» INSTRUCTIONS FOR THE TASK: Extract everything from the first line through the line with "40000, 45000, 50000];", both ends included, except for any pictures.

» DATA SHOWN:
BEGIN
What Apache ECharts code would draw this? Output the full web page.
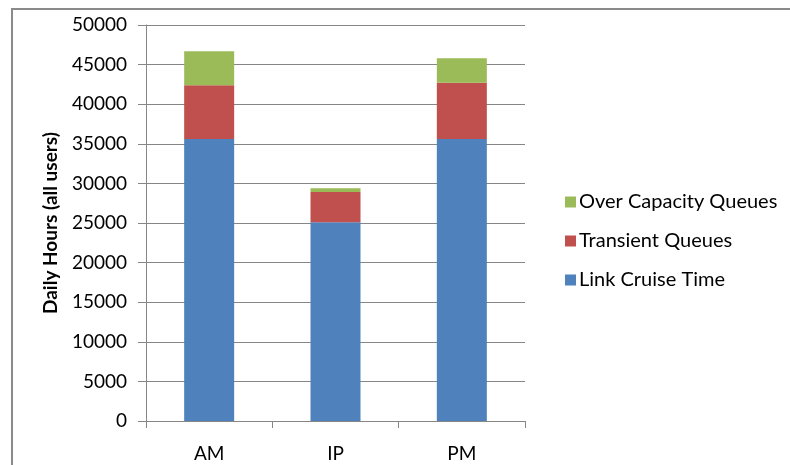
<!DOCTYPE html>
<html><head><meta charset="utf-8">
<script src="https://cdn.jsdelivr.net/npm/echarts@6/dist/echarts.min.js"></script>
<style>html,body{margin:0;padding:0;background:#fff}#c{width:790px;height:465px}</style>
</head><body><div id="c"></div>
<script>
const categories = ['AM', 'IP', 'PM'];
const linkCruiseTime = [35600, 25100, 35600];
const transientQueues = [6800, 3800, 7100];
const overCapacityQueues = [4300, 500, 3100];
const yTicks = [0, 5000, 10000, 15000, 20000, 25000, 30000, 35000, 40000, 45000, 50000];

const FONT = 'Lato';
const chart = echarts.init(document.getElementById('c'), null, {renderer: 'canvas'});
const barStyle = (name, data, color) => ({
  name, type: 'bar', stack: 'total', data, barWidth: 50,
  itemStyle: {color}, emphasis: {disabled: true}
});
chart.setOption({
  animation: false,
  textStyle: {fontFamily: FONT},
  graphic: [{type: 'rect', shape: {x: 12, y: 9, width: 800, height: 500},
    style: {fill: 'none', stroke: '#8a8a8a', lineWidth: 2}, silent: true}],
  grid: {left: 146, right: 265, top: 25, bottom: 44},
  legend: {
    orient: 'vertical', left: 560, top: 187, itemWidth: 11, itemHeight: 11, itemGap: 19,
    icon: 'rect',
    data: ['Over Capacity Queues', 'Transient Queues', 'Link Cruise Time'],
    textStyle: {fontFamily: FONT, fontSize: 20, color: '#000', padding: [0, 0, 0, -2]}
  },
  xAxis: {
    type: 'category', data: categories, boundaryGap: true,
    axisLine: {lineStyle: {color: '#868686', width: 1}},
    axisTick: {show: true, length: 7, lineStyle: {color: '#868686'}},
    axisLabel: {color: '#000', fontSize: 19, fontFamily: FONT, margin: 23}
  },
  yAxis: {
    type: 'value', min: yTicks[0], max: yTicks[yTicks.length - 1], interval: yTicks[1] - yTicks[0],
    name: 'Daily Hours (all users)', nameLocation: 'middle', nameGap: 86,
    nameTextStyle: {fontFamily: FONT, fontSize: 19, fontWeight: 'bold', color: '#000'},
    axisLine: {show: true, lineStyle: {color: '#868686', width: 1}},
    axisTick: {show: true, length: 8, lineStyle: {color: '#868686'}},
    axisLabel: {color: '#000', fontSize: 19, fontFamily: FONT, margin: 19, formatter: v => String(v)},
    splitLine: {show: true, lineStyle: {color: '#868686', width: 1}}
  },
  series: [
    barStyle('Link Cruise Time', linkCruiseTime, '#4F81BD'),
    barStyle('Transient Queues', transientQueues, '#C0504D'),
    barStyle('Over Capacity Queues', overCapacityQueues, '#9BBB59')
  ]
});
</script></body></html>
END
» ANSWER IN FULL:
What Apache ECharts code would draw this? Output the full web page.
<!DOCTYPE html>
<html><head><meta charset="utf-8">
<script src="https://cdn.jsdelivr.net/npm/echarts@6/dist/echarts.min.js"></script>
<style>html,body{margin:0;padding:0;background:#fff}#c{width:790px;height:465px}</style>
</head><body><div id="c"></div>
<script>
const categories = ['AM', 'IP', 'PM'];
const linkCruiseTime = [35600, 25100, 35600];
const transientQueues = [6800, 3800, 7100];
const overCapacityQueues = [4300, 500, 3100];
const yTicks = [0, 5000, 10000, 15000, 20000, 25000, 30000, 35000, 40000, 45000, 50000];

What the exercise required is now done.